The example provides certain tax exemptions to the holders of Exploration licences for development minerals during the term of their licences, which is short.

It also provides certain tax exemptions to the holders of Exploitation licences for development minerals, Authorised Processing Facility licences, Authorised Trader/Dealer licences, and Authorised Transport licences. The exemptions are for their start-up period: the fiscal year in which the licence is issued and the two fiscal years after that.

The example does not propose any particular tax exemptions. The appropriate tax exemptions, if any, will depend on the tax structure and the economic conditions of each jurisdiction, and an analysis of whether certain taxes constitute a barrier to development of the subsector from which relief should be granted.
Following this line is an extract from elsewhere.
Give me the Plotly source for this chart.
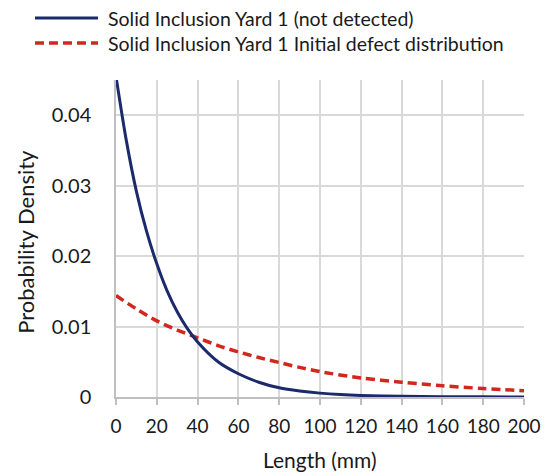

The gains from the favoured economic activity should be greater than the estimate of foregone tax revenue in order to justify the tax exemptions.

The tax exemptions will also depend on whether the licence was issued by the national or the provincial/state licensing entity. In the latter case, some provincial/state tax exemptions may be granted. Thus, each section in the example contains a paragraph on the tax exemptions available to the nationally licenced operator and a separate paragraph on the tax exemptions available to the operator licenced by the provincial/state authority.

For the Authorised Processing Facility that produces fertilizer products for sale in the domestic market, the possibility of additional tax exemptions (notably, VAT on inputs and outputs) is contemplated, because that activity enables stimulation of the growth of local agricultural production.

These provisions should be properly situated in the tax law to better ensure uniform application, but could also be lodged in the mining law, if that is the proper compilation for sectoral fiscal policy in the particular jurisdiction.